■ TASK INSTRUCTIONS
Copy out each line exactly; pictures stay out of the copy.

==============================

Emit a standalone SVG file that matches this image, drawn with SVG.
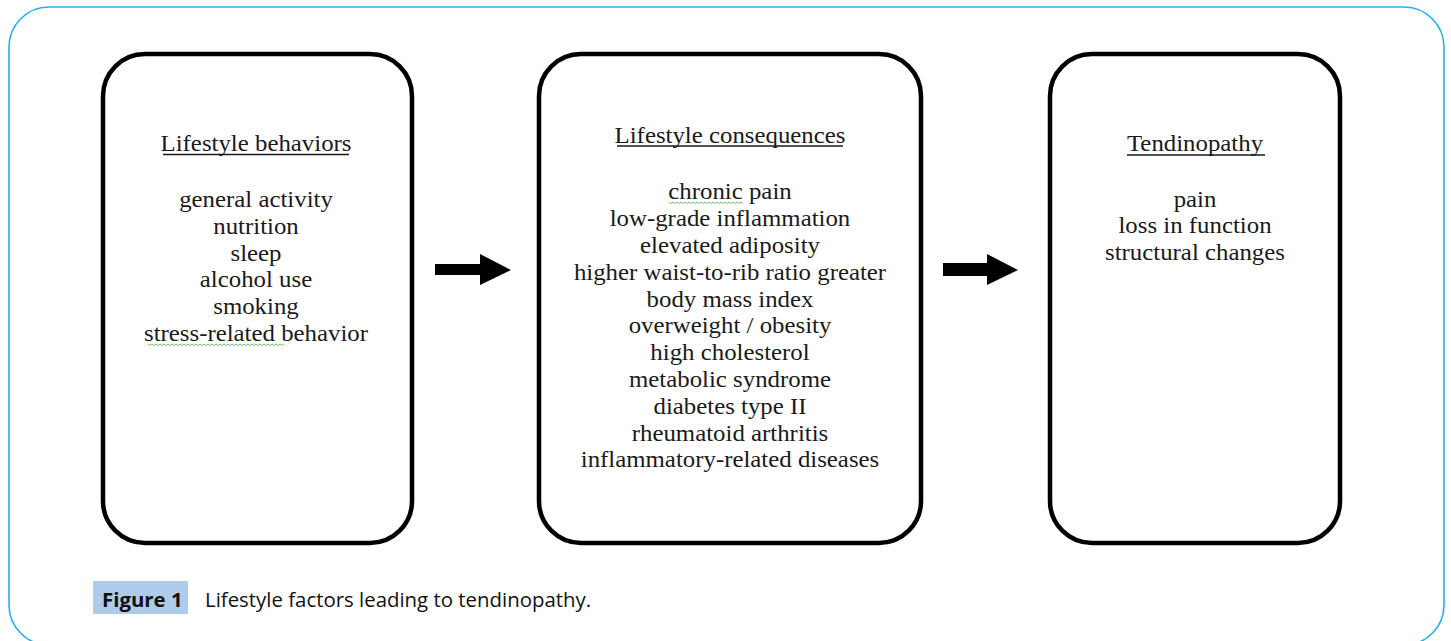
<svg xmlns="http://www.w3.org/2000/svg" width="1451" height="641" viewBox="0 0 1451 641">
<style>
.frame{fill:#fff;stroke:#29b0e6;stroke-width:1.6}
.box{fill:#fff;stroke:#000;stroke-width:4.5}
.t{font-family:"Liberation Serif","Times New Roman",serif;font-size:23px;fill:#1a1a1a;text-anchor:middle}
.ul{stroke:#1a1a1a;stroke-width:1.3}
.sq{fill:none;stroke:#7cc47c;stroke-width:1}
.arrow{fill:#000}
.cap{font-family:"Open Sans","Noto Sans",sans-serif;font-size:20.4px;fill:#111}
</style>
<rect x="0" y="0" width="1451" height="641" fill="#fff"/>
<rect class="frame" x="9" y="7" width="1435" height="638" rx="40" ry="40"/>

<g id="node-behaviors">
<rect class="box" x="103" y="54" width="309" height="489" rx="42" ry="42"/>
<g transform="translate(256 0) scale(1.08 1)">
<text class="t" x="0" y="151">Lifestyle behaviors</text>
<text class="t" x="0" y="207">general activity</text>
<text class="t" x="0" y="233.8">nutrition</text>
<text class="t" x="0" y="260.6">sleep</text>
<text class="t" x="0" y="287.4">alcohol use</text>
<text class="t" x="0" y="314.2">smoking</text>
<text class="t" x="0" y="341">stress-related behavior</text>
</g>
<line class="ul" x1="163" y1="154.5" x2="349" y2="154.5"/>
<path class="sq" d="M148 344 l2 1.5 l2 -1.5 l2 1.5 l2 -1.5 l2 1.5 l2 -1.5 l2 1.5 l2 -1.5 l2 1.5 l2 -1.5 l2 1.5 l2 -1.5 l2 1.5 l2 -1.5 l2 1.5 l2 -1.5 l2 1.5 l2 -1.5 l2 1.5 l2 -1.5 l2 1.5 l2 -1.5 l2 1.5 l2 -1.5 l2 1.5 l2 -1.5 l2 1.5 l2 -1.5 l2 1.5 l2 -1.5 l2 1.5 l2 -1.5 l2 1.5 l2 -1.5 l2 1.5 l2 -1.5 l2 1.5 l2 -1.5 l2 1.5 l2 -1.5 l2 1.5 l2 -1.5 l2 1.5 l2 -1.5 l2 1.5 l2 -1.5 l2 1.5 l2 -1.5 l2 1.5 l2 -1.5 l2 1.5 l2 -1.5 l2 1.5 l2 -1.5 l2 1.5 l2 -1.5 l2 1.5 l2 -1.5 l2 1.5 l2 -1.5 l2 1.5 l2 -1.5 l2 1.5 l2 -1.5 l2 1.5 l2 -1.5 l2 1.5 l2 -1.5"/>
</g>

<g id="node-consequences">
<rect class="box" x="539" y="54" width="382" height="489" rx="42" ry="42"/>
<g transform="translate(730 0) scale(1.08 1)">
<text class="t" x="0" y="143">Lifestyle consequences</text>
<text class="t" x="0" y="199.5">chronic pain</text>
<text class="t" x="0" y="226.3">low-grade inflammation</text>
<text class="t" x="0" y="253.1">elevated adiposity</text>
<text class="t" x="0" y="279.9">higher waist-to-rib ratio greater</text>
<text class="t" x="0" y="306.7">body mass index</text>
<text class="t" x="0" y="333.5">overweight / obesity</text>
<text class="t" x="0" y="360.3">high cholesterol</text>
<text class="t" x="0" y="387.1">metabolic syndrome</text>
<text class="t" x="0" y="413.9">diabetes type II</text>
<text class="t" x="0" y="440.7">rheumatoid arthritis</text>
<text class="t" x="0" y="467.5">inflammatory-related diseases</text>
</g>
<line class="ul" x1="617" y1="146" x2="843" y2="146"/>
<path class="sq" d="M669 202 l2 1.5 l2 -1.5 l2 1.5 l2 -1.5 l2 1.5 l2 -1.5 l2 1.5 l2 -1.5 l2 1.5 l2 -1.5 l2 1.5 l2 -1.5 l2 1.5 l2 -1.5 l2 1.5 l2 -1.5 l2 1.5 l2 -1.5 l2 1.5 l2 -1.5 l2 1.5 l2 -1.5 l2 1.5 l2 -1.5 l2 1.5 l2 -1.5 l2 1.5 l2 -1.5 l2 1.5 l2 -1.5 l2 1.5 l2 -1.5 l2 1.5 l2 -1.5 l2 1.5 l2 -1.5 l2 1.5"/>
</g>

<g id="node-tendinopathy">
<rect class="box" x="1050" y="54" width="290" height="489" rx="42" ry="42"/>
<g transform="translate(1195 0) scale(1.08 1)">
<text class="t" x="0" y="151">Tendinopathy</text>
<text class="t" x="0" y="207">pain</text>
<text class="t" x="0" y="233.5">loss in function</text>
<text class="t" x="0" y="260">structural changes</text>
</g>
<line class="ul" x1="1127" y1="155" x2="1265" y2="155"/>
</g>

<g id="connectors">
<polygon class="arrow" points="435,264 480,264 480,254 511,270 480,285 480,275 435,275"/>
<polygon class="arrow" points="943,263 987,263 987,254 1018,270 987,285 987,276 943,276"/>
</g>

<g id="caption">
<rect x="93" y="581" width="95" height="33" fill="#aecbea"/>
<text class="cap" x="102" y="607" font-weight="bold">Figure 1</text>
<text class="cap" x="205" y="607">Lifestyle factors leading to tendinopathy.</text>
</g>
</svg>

==============================

■ RESPONSE
Emit a standalone SVG file that matches this image, drawn with SVG.
<svg xmlns="http://www.w3.org/2000/svg" width="1451" height="641" viewBox="0 0 1451 641">
<style>
.frame{fill:#fff;stroke:#29b0e6;stroke-width:1.6}
.box{fill:#fff;stroke:#000;stroke-width:4.5}
.t{font-family:"Liberation Serif","Times New Roman",serif;font-size:23px;fill:#1a1a1a;text-anchor:middle}
.ul{stroke:#1a1a1a;stroke-width:1.3}
.sq{fill:none;stroke:#7cc47c;stroke-width:1}
.arrow{fill:#000}
.cap{font-family:"Open Sans","Noto Sans",sans-serif;font-size:20.4px;fill:#111}
</style>
<rect x="0" y="0" width="1451" height="641" fill="#fff"/>
<rect class="frame" x="9" y="7" width="1435" height="638" rx="40" ry="40"/>

<g id="node-behaviors">
<rect class="box" x="103" y="54" width="309" height="489" rx="42" ry="42"/>
<g transform="translate(256 0) scale(1.08 1)">
<text class="t" x="0" y="151">Lifestyle behaviors</text>
<text class="t" x="0" y="207">general activity</text>
<text class="t" x="0" y="233.8">nutrition</text>
<text class="t" x="0" y="260.6">sleep</text>
<text class="t" x="0" y="287.4">alcohol use</text>
<text class="t" x="0" y="314.2">smoking</text>
<text class="t" x="0" y="341">stress-related behavior</text>
</g>
<line class="ul" x1="163" y1="154.5" x2="349" y2="154.5"/>
<path class="sq" d="M148 344 l2 1.5 l2 -1.5 l2 1.5 l2 -1.5 l2 1.5 l2 -1.5 l2 1.5 l2 -1.5 l2 1.5 l2 -1.5 l2 1.5 l2 -1.5 l2 1.5 l2 -1.5 l2 1.5 l2 -1.5 l2 1.5 l2 -1.5 l2 1.5 l2 -1.5 l2 1.5 l2 -1.5 l2 1.5 l2 -1.5 l2 1.5 l2 -1.5 l2 1.5 l2 -1.5 l2 1.5 l2 -1.5 l2 1.5 l2 -1.5 l2 1.5 l2 -1.5 l2 1.5 l2 -1.5 l2 1.5 l2 -1.5 l2 1.5 l2 -1.5 l2 1.5 l2 -1.5 l2 1.5 l2 -1.5 l2 1.5 l2 -1.5 l2 1.5 l2 -1.5 l2 1.5 l2 -1.5 l2 1.5 l2 -1.5 l2 1.5 l2 -1.5 l2 1.5 l2 -1.5 l2 1.5 l2 -1.5 l2 1.5 l2 -1.5 l2 1.5 l2 -1.5 l2 1.5 l2 -1.5 l2 1.5 l2 -1.5 l2 1.5 l2 -1.5"/>
</g>

<g id="node-consequences">
<rect class="box" x="539" y="54" width="382" height="489" rx="42" ry="42"/>
<g transform="translate(730 0) scale(1.08 1)">
<text class="t" x="0" y="143">Lifestyle consequences</text>
<text class="t" x="0" y="199.5">chronic pain</text>
<text class="t" x="0" y="226.3">low-grade inflammation</text>
<text class="t" x="0" y="253.1">elevated adiposity</text>
<text class="t" x="0" y="279.9">higher waist-to-rib ratio greater</text>
<text class="t" x="0" y="306.7">body mass index</text>
<text class="t" x="0" y="333.5">overweight / obesity</text>
<text class="t" x="0" y="360.3">high cholesterol</text>
<text class="t" x="0" y="387.1">metabolic syndrome</text>
<text class="t" x="0" y="413.9">diabetes type II</text>
<text class="t" x="0" y="440.7">rheumatoid arthritis</text>
<text class="t" x="0" y="467.5">inflammatory-related diseases</text>
</g>
<line class="ul" x1="617" y1="146" x2="843" y2="146"/>
<path class="sq" d="M669 202 l2 1.5 l2 -1.5 l2 1.5 l2 -1.5 l2 1.5 l2 -1.5 l2 1.5 l2 -1.5 l2 1.5 l2 -1.5 l2 1.5 l2 -1.5 l2 1.5 l2 -1.5 l2 1.5 l2 -1.5 l2 1.5 l2 -1.5 l2 1.5 l2 -1.5 l2 1.5 l2 -1.5 l2 1.5 l2 -1.5 l2 1.5 l2 -1.5 l2 1.5 l2 -1.5 l2 1.5 l2 -1.5 l2 1.5 l2 -1.5 l2 1.5 l2 -1.5 l2 1.5 l2 -1.5 l2 1.5"/>
</g>

<g id="node-tendinopathy">
<rect class="box" x="1050" y="54" width="290" height="489" rx="42" ry="42"/>
<g transform="translate(1195 0) scale(1.08 1)">
<text class="t" x="0" y="151">Tendinopathy</text>
<text class="t" x="0" y="207">pain</text>
<text class="t" x="0" y="233.5">loss in function</text>
<text class="t" x="0" y="260">structural changes</text>
</g>
<line class="ul" x1="1127" y1="155" x2="1265" y2="155"/>
</g>

<g id="connectors">
<polygon class="arrow" points="435,264 480,264 480,254 511,270 480,285 480,275 435,275"/>
<polygon class="arrow" points="943,263 987,263 987,254 1018,270 987,285 987,276 943,276"/>
</g>

<g id="caption">
<rect x="93" y="581" width="95" height="33" fill="#aecbea"/>
<text class="cap" x="102" y="607" font-weight="bold">Figure 1</text>
<text class="cap" x="205" y="607">Lifestyle factors leading to tendinopathy.</text>
</g>
</svg>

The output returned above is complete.